Abrasive. Rude. Always says what’s on their mind. But, if you return the favor YOUR head gets bitten off. Know the type?

I’ve worked with a few, in volunteer and in paid positions.

They have a lot of great things to say, they can be insightful. They can see the big picture. They understand boundaries. But, they don’t listen. I know, it’s weird, right? They can see the big picture and are great observers, but they cannot internalize what other people say or feel.

Sometimes they are good workers bees, so it makes it hard to see them go when eventually they do. Why? Because they can’t sustain lasting relationships. A few that I am remember, really do thrive on external connections. They need other people. They need to be able to talk, to bounce their ideas off others. One person, I am thinking of, never listened for validation. And, here’s where the clincher, for me, comes into play – you had to be extremely careful of what you said around them. Not that gossip was a problem (for some it was), but lest you hurt their feelings.

You had to walk on eggshells. Don’t break any.

Well, they got broken. And, in one instance, I can see where we erred. In the other, it’s much less clear.

We, effectually, ganged up to correct behavior. It was relevant, it was timely.

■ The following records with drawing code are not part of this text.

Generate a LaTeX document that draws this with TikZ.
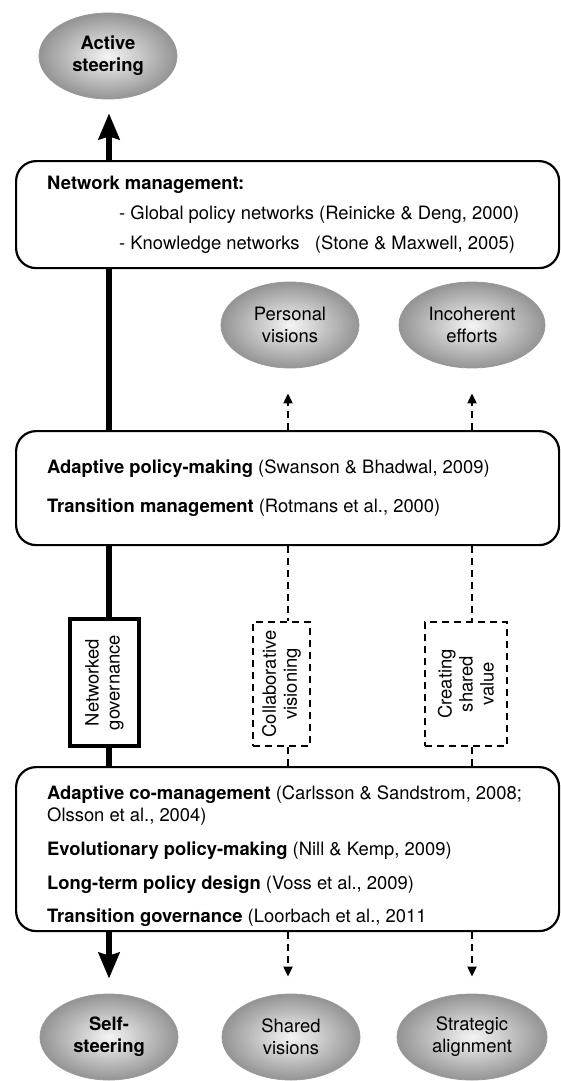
\documentclass[tikz,border=0pt]{standalone}
\usepackage{fontspec}
\setmainfont{TeX Gyre Heros}
\usetikzlibrary{arrows.meta,shapes.geometric}
\begin{document}
\begin{tikzpicture}[x=1pt,y=-1pt,
  txt/.style={font=\fontsize{18.4}{22}\selectfont},
  lbl/.style={txt,anchor=base west,inner sep=0pt},
  oval/.style={ellipse,minimum width=138pt,minimum height=86pt,inner sep=0pt,
    draw=black!40,line width=0.8pt,inner color=black!4,outer color=black!42,
    align=center,txt},
  bigbox/.style={draw,line width=2.2pt,rounded corners=20pt,minimum width=543pt,anchor=north west,inner sep=0pt},
  netbox/.style={draw,line width=4.5pt,fill=white,minimum width=69pt,minimum height=127pt,inner sep=0pt},
  dbox/.style={draw,line width=2pt,dash pattern=on 7pt off 5pt,fill=white,inner sep=0pt,minimum height=124pt},
  vtext/.style={txt,rotate=90,align=center,font=\fontsize{18.4}{21}\selectfont},
  spine/.style={line width=5.5pt},
  spinearrow/.style={line width=5.5pt,-{Stealth[length=26pt,width=21pt,inset=3pt]}},
  dline/.style={line width=2pt,dash pattern=on 7pt off 5pt},
  darrow/.style={line width=2pt,dash pattern=on 7pt off 5pt,-{Triangle[length=10pt,width=9pt]}}
]
\useasboundingbox (0,0) rectangle (561,1081);

% columns
\coordinate (sp) at (109,0);
\coordinate (c1) at (288,0);
\coordinate (c2) at (472,0);

% ellipses
\node[oval] (act) at (108,56) {\bfseries Active\\\bfseries steering};
\node[oval] (pers) at (290,325) {Personal\\visions};
\node[oval,minimum width=146pt] (inco) at (472,325) {Incoherent\\efforts};
\node[oval] (self) at (109,1037) {\bfseries Self-\\\bfseries steering};
\node[oval] (shar) at (291,1037) {Shared\\visions};
\node[oval,minimum width=150pt] (stra) at (472,1037) {Strategic\\alignment};

% boxes
\node[bigbox,minimum height=107pt] (b1) at (15,160) {};
\node[bigbox,minimum height=114pt] (b2) at (15,430) {};
\node[bigbox,minimum height=164pt] (b3) at (15,766) {};

\node[lbl] (t11) at (47,189) {\bfseries Network management:};
\node[lbl] (t12) at (119,219) {- Global policy networks (Reinicke \& Deng, 2000)};
\node[lbl] (t13) at (119,249) {- Knowledge networks\ \ \ (Stone \& Maxwell, 2005)};

\node[lbl] (t21) at (47,473) {\textbf{Adaptive policy-making} (Swanson \& Bhadwal, 2009)};
\node[lbl] (t22) at (47,512) {\textbf{Transition management} (Rotmans et al., 2000)};

\node[lbl] (t31) at (47,799) {\textbf{Adaptive co-management} (Carlsson \& Sandstrom, 2008;};
\node[lbl] (t32) at (47,821) {Olsson et al., 2004)};
\node[lbl] (t33) at (47,855) {\textbf{Evolutionary policy-making} (Nill \& Kemp, 2009)};
\node[lbl] (t34) at (47,889) {\textbf{Long-term policy design} (Voss et al., 2009)};
\node[lbl] (t35) at (47,922) {\textbf{Transition governance} (Loorbach et al., 2011};

% middle boxes
\node[netbox] (net) at (104.5,682.5) {};
\node[vtext] at (net.center) {Networked\\governance};
\node[dbox,minimum width=57pt] (col) at (281.5,684) {};
\node[vtext] at (col.center) {Collaborative\\visioning};
\node[dbox,minimum width=82pt] (cre) at (466,684) {};
\node[vtext] at (cre.center) {Creating\\shared\\value};

% spine
\draw[spinearrow,shorten >=14pt] (b1.north -| sp) -- (act.south -| sp);
\draw[spine] (b1.south -| sp) -- (b2.north -| sp);
\draw[spine] (b2.south -| sp) -- (net.north -| sp);
\draw[spine] (net.south -| sp) -- (b3.north -| sp);
\draw[spinearrow,shorten >=15pt] (b3.south -| sp) -- (self.north -| sp);

% dashed columns
\draw[darrow,shorten >=25pt] (b2.north -| c1) -- (pers.south -| c1);
\draw[darrow,shorten >=25pt] (b2.north -| c2) -- (inco.south -| c2);
\draw[dline] (b2.south -| c1) -- (col.north -| c1);
\draw[dline] (b2.south -| c2) -- (cre.north -| c2);
\draw[dline] (col.south -| c1) -- (b3.north -| c1);
\draw[dline] (cre.south -| c2) -- (b3.north -| c2);
\draw[darrow,shorten >=17pt] (b3.south -| c1) -- (shar.north -| c1);
\draw[darrow,shorten >=17pt] (b3.south -| c2) -- (stra.north -| c2);
\end{tikzpicture}
\end{document}
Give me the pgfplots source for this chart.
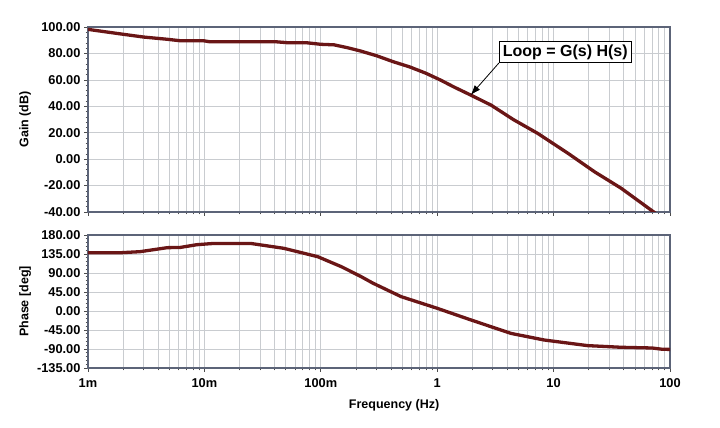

It was handled poorly. The aforementioned irony is that this person does the same thing, hourly, to others. Sure, fine, the tough exterior shell to protect the tender insides. I’m sorry, my mother raised us kids to “think before we act” and to remember to “not dish it out if we can’t take it.” Okay, we didn’t think before we acted. We could have been more intuitive to the situation. But, it was boiling. We’re human. This person has rescinded their work from the organization in which we spend our time. A very passionate, dedicated loss. But, I can’t help but feel a little relief. Why? Because we don’t have to walk on those eggshells (there are others). It’s like we are one step closer to building trust amongst each other once the non-trusting person has left.

I love eggshells in my compost, but that’s about the only place in my life I want eggshells.